Moving Forward

SLP Business Center getting Busier by the Month Photo

SLP Business Center getting Busier by the Month

“The variety of these start-up businesses shows the diversity of opportunity that can be found in St. Landry Parish.”

Bill Rodier, SLED Executive Director

The St. Landry Parish Business Resource Center is rapidly developing into a busy place for nurturing new businesses, training the leaders of existing ones, and collaboration between businesses and agencies that can help them prosper.

The center, also known as the Cajun Acceleration Station, has expanded its role as a so-called business incubation center providing a range of support services to start-up companies to include outreach and training, usually through partners, on subjects important to small business owners.

The resource center made a big step in 2015 when it showed enough success to clear itself of a burdensome federal loan used to purchase it. This increased SLED’s capital assets by more than $1.1 million and, just as important, freed assets that can be devoted to expanded services.

“The center has become a growing resource for conducting training, planning, counseling, board sessions and various types of planning sessions designed to promote enhanced partnerships and collaboration for the parish,” according to economic development director Bill Rodier. “More and more business owners, prospective entrepreneurs, and economic development partners are finding it a place where we do, in fact, move things forward.”

In August, for example, St. Landry Economic Development and the Small Business Development Center at UL-Lafayette collaborated on a well-attended seminar for small business operators on defining and reaching a target market and with Accolades IT consulting on another free seminar on search engine optimization, that is, making sure potential clients searching the internet can find and connect with a local business.

The center now houses ten tenants, ranging from housekeeping services to a fledgling speech and hearing center to trucking services.

“The variety of these start-up businesses shows the diversity of opportunity that can be found in St. Landry Parish,” Rodier notes.  “It’s exciting to watch these businesses grow from an idea to a real, working concern, and to play a role in making that happen.

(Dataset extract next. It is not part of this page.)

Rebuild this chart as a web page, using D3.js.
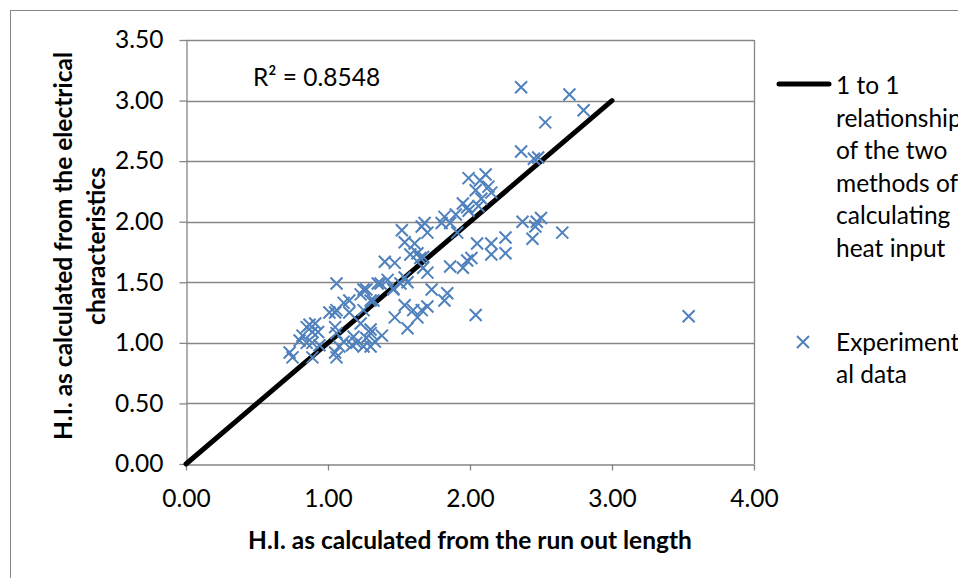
<!DOCTYPE html>
<html>
<head>
<meta charset="utf-8">
<script src="https://cdn.jsdelivr.net/npm/d3@7"></script>
<style>
	body { margin: 0; background: #fff; }
	svg { display: block; font-family: Lato, "Open Sans", sans-serif; }
</style>
</head>
<body>
<svg id="chart" width="958" height="578"></svg>
<script>

// heat input from run out length (x) vs from electrical characteristics (y)
var hiRunOut = [
	2.36, 2.70, 2.80, 2.53, 2.36, 2.45, 2.48, 2.11, 1.99, 2.07, 2.13, 2.04, 2.15, 2.08, 1.95, 1.98,
	2.06, 1.99, 1.90, 1.82, 1.80, 1.86, 1.68, 1.66, 1.70, 1.91, 1.52, 1.54, 1.61, 1.58, 1.63, 1.67,
	1.65, 1.40, 1.47, 1.67, 1.70, 1.54, 1.51, 1.46, 1.42, 1.73, 1.84, 2.37, 2.47, 2.50, 2.46, 2.44,
	2.65, 2.15, 2.25, 2.25, 2.15, 2.05, 2.01, 1.98, 1.95, 1.86, 2.04, 3.54, 1.25, 1.37, 1.32, 1.46,
	1.54, 1.60, 1.66, 1.70, 1.82, 1.47, 1.56, 1.63, 1.30, 1.27, 1.33, 1.38, 1.25, 1.06, 1.15, 1.23,
	1.27, 1.30, 1.25, 1.15, 1.05, 1.23, 1.30, 1.20, 1.17, 1.11, 1.08, 1.30, 1.35, 1.56, 0.73, 0.75,
	0.85, 0.89, 0.87, 0.91, 0.82, 0.85, 0.89, 0.93, 1.01, 1.06, 1.11, 1.05, 1.06, 1.05, 1.06, 1.18,
	0.89, 0.80, 0.94
]
var hiElectrical = [
	3.11, 3.05, 2.92, 2.82, 2.58, 2.52, 2.53, 2.39, 2.36, 2.34, 2.29, 2.26, 2.24, 2.19, 2.15, 2.12,
	2.13, 2.09, 2.06, 2.04, 1.99, 1.99, 1.99, 1.96, 1.91, 1.91, 1.93, 1.83, 1.82, 1.73, 1.74, 1.71,
	1.70, 1.67, 1.66, 1.62, 1.58, 1.54, 1.49, 1.45, 1.52, 1.44, 1.41, 2.00, 2.00, 2.03, 1.96, 1.86,
	1.91, 1.82, 1.87, 1.74, 1.73, 1.82, 1.70, 1.68, 1.62, 1.63, 1.23, 1.22, 1.44, 1.49, 1.35, 1.44,
	1.31, 1.27, 1.27, 1.30, 1.35, 1.21, 1.12, 1.21, 1.11, 1.04, 1.01, 1.06, 0.97, 1.49, 1.35, 1.40,
	1.44, 1.35, 1.27, 1.25, 1.25, 1.16, 1.08, 1.00, 0.98, 1.01, 0.97, 0.97, 1.49, 1.50, 0.92, 0.88,
	1.13, 1.09, 1.15, 1.16, 1.06, 1.00, 1.00, 1.09, 1.25, 1.27, 1.33, 1.13, 1.08, 0.92, 0.88, 1.05,
	0.88, 1.02, 0.98
]

// 1 to 1 line
var oneToOneX = [0, 3]
var oneToOneY = [0, 3]

var xTicks = [0, 1, 2, 3, 4]
var yTicks = [0, 0.5, 1, 1.5, 2, 2.5, 3, 3.5]

var rSquaredLabel = "R² = 0.8548"
var xTitle = "H.I. as calculated from the run out length"
var yTitleLines = ["H.I. as calculated from the electrical", "characteristics"]
var legendLineText = ["1 to 1", "relationship", "of the two", "methods of", "calculating", "heat input"]
var legendDataText = ["Experiment", "al data"]


var gridColor = "#868686"
var markColor = "#4f81bd"
var fontSize = 24.5

var svg = d3.select("#chart")

// chart area border
svg.append("rect")
	.attr("x", 10.5).attr("y", 10.5)
	.attr("width", 970).attr("height", 590)
	.attr("fill", "#fff")
	.attr("stroke", gridColor)
	.attr("stroke-width", 1)

var xScale = d3.scaleLinear().domain([0, 4]).range([186, 754])
var yScale = d3.scaleLinear().domain([0, 3.5]).range([464, 40])

// gridlines
svg.append("g")
	.selectAll("line")
	.data(yTicks.filter(function(d){ return d > 0 }))
	.enter()
	.append("line")
		.attr("x1", xScale(0)).attr("x2", xScale(4))
		.attr("y1", function(d){ return Math.round(yScale(d)) + 0.5 })
		.attr("y2", function(d){ return Math.round(yScale(d)) + 0.5 })
		.attr("stroke", gridColor)
		.attr("stroke-width", 1.3)

// right border of plot area
svg.append("line")
	.attr("x1", xScale(4) + 0.5).attr("x2", xScale(4) + 0.5)
	.attr("y1", yScale(3.5)).attr("y2", yScale(0))
	.attr("stroke", gridColor)
	.attr("stroke-width", 1.3)

var yAxis = svg.append("g")
	.attr("transform", "translate(" + (xScale(0) + 0.5) + ",0)")
	.call(d3.axisLeft(yScale).tickValues(yTicks).tickFormat(d3.format(".2f")).tickSize(7).tickSizeOuter(0).tickPadding(16))

var xAxis = svg.append("g")
	.attr("transform", "translate(0," + (yScale(0) + 0.5) + ")")
	.call(d3.axisBottom(xScale).tickValues(xTicks).tickFormat(d3.format(".2f")).tickSize(6).tickSizeOuter(0).tickPadding(19))

;[xAxis, yAxis].forEach(function(ax){
	ax.selectAll("path, line")
		.attr("stroke", gridColor)
		.attr("stroke-width", 1.3)
	ax.selectAll("text")
		.attr("fill", "#000")
		.style("font-size", fontSize + "px")
		.style("font-family", "Lato, sans-serif")
})

// 1 to 1 line
svg.append("path")
	.datum(d3.zip(oneToOneX, oneToOneY))
	.attr("d", d3.line()
		.x(function(d){ return xScale(d[0]) })
		.y(function(d){ return yScale(d[1]) }))
	.attr("fill", "none")
	.attr("stroke", "#000")
	.attr("stroke-width", 5)
	.attr("stroke-linecap", "round")

// experimental points
var cross = "M-6,-6L6,6M-6,6L6,-6"
svg.append("g")
	.selectAll("path")
	.data(d3.zip(hiRunOut, hiElectrical))
	.enter()
	.append("path")
		.attr("transform", function(d){ return "translate(" + xScale(d[0]) + "," + yScale(d[1]) + ")" })
		.attr("d", cross)
		.attr("fill", "none")
		.attr("stroke", markColor)
		.attr("stroke-width", 2)

// R squared
svg.append("text")
	.attr("x", 253).attr("y", 86)
	.style("font-size", fontSize + "px")
	.text(rSquaredLabel)

// axis titles
svg.append("text")
	.attr("x", 470).attr("y", 549)
	.attr("text-anchor", "middle")
	.style("font-size", fontSize + "px")
	.style("font-weight", "bold")
	.text(xTitle)

svg.append("g")
	.attr("transform", "translate(0,246) rotate(-90)")
	.selectAll("text")
	.data(yTitleLines)
	.enter()
	.append("text")
		.attr("x", 0)
		.attr("y", function(d, i){ return 72 + i * 33 })
		.attr("text-anchor", "middle")
		.style("font-size", fontSize + "px")
		.style("font-weight", "bold")
		.text(function(d){ return d })

// legend
svg.append("line")
	.attr("x1", 779).attr("x2", 829)
	.attr("y1", 84).attr("y2", 84)
	.attr("stroke", "#000")
	.attr("stroke-width", 5)
	.attr("stroke-linecap", "round")

svg.append("g")
	.selectAll("text")
	.data(legendLineText)
	.enter()
	.append("text")
		.attr("x", 836)
		.attr("y", function(d, i){ return 94 + i * 32.5 })
		.style("font-size", fontSize + "px")
		.text(function(d){ return d })

svg.append("path")
	.attr("transform", "translate(803,342)")
	.attr("d", cross)
	.attr("fill", "none")
	.attr("stroke", markColor)
	.attr("stroke-width", 2)

svg.append("g")
	.selectAll("text")
	.data(legendDataText)
	.enter()
	.append("text")
		.attr("x", 836)
		.attr("y", function(d, i){ return 351 + i * 32 })
		.style("font-size", fontSize + "px")
		.text(function(d){ return d })

</script>
</body>
</html>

The goal of the Cajun Acceleration Station is to help start-ups get to their goals smarter, faster, and better, and we are getting better at reaching that goal as our varied client base offers new and different challenges.”

Meeting those challenges has included significant investment in the facility itself, all of which has been funded through grants that bring new money into the parish while shepherding taxpayer investment.

In the past several years grant money has been spent mostly on necessary repairs and renovations to the building itself, including a cost-saving investment to make the air conditioning system more efficient. This year the grant application focuses on Technology-related upgrades such as transformation of old kitchen area to provide a “think tank” setting with collaborative technical devices that could be used for business brain storming, student innovation contests and other activities.

Some of the money would also be used to expand wi-fi technology within the building and to update video and teleconferencing technology at the center.

“It is becoming more and more important that St. Landry Economic Development becomes more tech-savvy and has the resources to work and compete in an increasingly high-tech world, and that we provide resources available to our clients and small business owners who must also compete in that environment,” Rodier said.